▸ Stated exercise
Retype each line exactly. Skip images.

▸ Recorded data
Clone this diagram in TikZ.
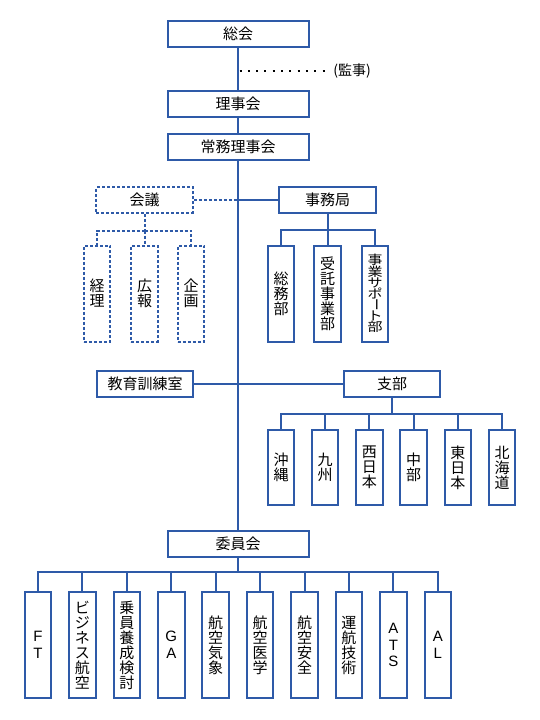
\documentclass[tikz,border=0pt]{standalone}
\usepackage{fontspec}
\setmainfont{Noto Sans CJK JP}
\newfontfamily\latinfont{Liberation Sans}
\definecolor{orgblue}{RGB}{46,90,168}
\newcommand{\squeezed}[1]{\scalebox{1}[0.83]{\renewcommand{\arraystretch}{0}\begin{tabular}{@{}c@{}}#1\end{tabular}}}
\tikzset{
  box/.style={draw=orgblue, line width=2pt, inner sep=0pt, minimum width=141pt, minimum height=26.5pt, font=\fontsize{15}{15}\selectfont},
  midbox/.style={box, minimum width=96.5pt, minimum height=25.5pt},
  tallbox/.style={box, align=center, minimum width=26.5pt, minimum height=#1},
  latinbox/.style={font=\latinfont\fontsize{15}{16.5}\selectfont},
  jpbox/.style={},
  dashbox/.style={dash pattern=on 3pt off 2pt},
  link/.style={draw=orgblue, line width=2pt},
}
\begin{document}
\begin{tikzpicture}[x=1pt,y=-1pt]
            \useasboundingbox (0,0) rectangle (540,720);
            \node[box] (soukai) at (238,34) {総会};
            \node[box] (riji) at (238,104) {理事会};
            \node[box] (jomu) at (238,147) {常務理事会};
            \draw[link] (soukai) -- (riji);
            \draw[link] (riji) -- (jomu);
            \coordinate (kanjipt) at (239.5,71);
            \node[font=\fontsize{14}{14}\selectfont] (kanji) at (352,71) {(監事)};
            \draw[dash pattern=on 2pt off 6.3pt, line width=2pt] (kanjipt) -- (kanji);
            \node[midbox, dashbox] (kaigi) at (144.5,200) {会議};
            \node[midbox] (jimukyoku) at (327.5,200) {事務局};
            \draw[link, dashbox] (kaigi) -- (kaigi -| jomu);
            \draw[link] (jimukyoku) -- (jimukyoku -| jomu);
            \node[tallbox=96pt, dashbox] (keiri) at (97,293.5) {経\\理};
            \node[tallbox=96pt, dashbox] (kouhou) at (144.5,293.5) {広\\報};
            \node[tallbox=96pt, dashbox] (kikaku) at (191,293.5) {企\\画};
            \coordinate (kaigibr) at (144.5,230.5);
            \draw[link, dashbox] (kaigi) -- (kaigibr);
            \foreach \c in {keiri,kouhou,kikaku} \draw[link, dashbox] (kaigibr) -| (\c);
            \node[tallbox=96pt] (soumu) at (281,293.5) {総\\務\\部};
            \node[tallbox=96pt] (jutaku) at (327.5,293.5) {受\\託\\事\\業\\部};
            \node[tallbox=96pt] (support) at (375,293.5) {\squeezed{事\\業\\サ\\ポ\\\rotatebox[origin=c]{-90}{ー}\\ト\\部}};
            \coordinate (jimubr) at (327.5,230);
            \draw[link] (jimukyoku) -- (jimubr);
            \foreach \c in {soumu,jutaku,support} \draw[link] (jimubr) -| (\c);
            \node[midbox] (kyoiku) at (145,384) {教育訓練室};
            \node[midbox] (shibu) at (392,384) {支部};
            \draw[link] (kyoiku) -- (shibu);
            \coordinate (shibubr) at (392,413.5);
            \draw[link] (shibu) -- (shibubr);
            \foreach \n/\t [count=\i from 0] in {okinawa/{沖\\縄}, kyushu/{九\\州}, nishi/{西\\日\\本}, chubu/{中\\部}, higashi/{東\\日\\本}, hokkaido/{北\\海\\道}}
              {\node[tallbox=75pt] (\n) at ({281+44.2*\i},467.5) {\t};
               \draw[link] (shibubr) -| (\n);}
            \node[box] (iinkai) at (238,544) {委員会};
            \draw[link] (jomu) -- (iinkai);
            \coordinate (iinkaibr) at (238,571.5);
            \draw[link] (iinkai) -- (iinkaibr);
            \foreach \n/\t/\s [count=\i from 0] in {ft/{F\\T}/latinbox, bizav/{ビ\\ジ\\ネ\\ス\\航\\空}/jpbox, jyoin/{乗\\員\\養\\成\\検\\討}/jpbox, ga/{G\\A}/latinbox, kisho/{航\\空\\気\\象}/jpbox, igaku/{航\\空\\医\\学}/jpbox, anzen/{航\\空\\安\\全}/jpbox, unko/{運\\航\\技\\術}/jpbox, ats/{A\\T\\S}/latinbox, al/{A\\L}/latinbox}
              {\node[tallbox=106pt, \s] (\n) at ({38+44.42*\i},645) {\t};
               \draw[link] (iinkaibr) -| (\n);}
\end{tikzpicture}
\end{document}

▸ Answer in full
Clone this diagram in TikZ.
\documentclass[tikz,border=0pt]{standalone}
\usepackage{fontspec}
\setmainfont{Noto Sans CJK JP}
\newfontfamily\latinfont{Liberation Sans}
\definecolor{orgblue}{RGB}{46,90,168}
\newcommand{\squeezed}[1]{\scalebox{1}[0.83]{\renewcommand{\arraystretch}{0}\begin{tabular}{@{}c@{}}#1\end{tabular}}}
\tikzset{
  box/.style={draw=orgblue, line width=2pt, inner sep=0pt, minimum width=141pt, minimum height=26.5pt, font=\fontsize{15}{15}\selectfont},
  midbox/.style={box, minimum width=96.5pt, minimum height=25.5pt},
  tallbox/.style={box, align=center, minimum width=26.5pt, minimum height=#1},
  latinbox/.style={font=\latinfont\fontsize{15}{16.5}\selectfont},
  jpbox/.style={},
  dashbox/.style={dash pattern=on 3pt off 2pt},
  link/.style={draw=orgblue, line width=2pt},
}
\begin{document}
\begin{tikzpicture}[x=1pt,y=-1pt]
            \useasboundingbox (0,0) rectangle (540,720);
            \node[box] (soukai) at (238,34) {総会};
            \node[box] (riji) at (238,104) {理事会};
            \node[box] (jomu) at (238,147) {常務理事会};
            \draw[link] (soukai) -- (riji);
            \draw[link] (riji) -- (jomu);
            \coordinate (kanjipt) at (239.5,71);
            \node[font=\fontsize{14}{14}\selectfont] (kanji) at (352,71) {(監事)};
            \draw[dash pattern=on 2pt off 6.3pt, line width=2pt] (kanjipt) -- (kanji);
            \node[midbox, dashbox] (kaigi) at (144.5,200) {会議};
            \node[midbox] (jimukyoku) at (327.5,200) {事務局};
            \draw[link, dashbox] (kaigi) -- (kaigi -| jomu);
            \draw[link] (jimukyoku) -- (jimukyoku -| jomu);
            \node[tallbox=96pt, dashbox] (keiri) at (97,293.5) {経\\理};
            \node[tallbox=96pt, dashbox] (kouhou) at (144.5,293.5) {広\\報};
            \node[tallbox=96pt, dashbox] (kikaku) at (191,293.5) {企\\画};
            \coordinate (kaigibr) at (144.5,230.5);
            \draw[link, dashbox] (kaigi) -- (kaigibr);
            \foreach \c in {keiri,kouhou,kikaku} \draw[link, dashbox] (kaigibr) -| (\c);
            \node[tallbox=96pt] (soumu) at (281,293.5) {総\\務\\部};
            \node[tallbox=96pt] (jutaku) at (327.5,293.5) {受\\託\\事\\業\\部};
            \node[tallbox=96pt] (support) at (375,293.5) {\squeezed{事\\業\\サ\\ポ\\\rotatebox[origin=c]{-90}{ー}\\ト\\部}};
            \coordinate (jimubr) at (327.5,230);
            \draw[link] (jimukyoku) -- (jimubr);
            \foreach \c in {soumu,jutaku,support} \draw[link] (jimubr) -| (\c);
            \node[midbox] (kyoiku) at (145,384) {教育訓練室};
            \node[midbox] (shibu) at (392,384) {支部};
            \draw[link] (kyoiku) -- (shibu);
            \coordinate (shibubr) at (392,413.5);
            \draw[link] (shibu) -- (shibubr);
            \foreach \n/\t [count=\i from 0] in {okinawa/{沖\\縄}, kyushu/{九\\州}, nishi/{西\\日\\本}, chubu/{中\\部}, higashi/{東\\日\\本}, hokkaido/{北\\海\\道}}
              {\node[tallbox=75pt] (\n) at ({281+44.2*\i},467.5) {\t};
               \draw[link] (shibubr) -| (\n);}
            \node[box] (iinkai) at (238,544) {委員会};
            \draw[link] (jomu) -- (iinkai);
            \coordinate (iinkaibr) at (238,571.5);
            \draw[link] (iinkai) -- (iinkaibr);
            \foreach \n/\t/\s [count=\i from 0] in {ft/{F\\T}/latinbox, bizav/{ビ\\ジ\\ネ\\ス\\航\\空}/jpbox, jyoin/{乗\\員\\養\\成\\検\\討}/jpbox, ga/{G\\A}/latinbox, kisho/{航\\空\\気\\象}/jpbox, igaku/{航\\空\\医\\学}/jpbox, anzen/{航\\空\\安\\全}/jpbox, unko/{運\\航\\技\\術}/jpbox, ats/{A\\T\\S}/latinbox, al/{A\\L}/latinbox}
              {\node[tallbox=106pt, \s] (\n) at ({38+44.42*\i},645) {\t};
               \draw[link] (iinkaibr) -| (\n);}
\end{tikzpicture}
\end{document}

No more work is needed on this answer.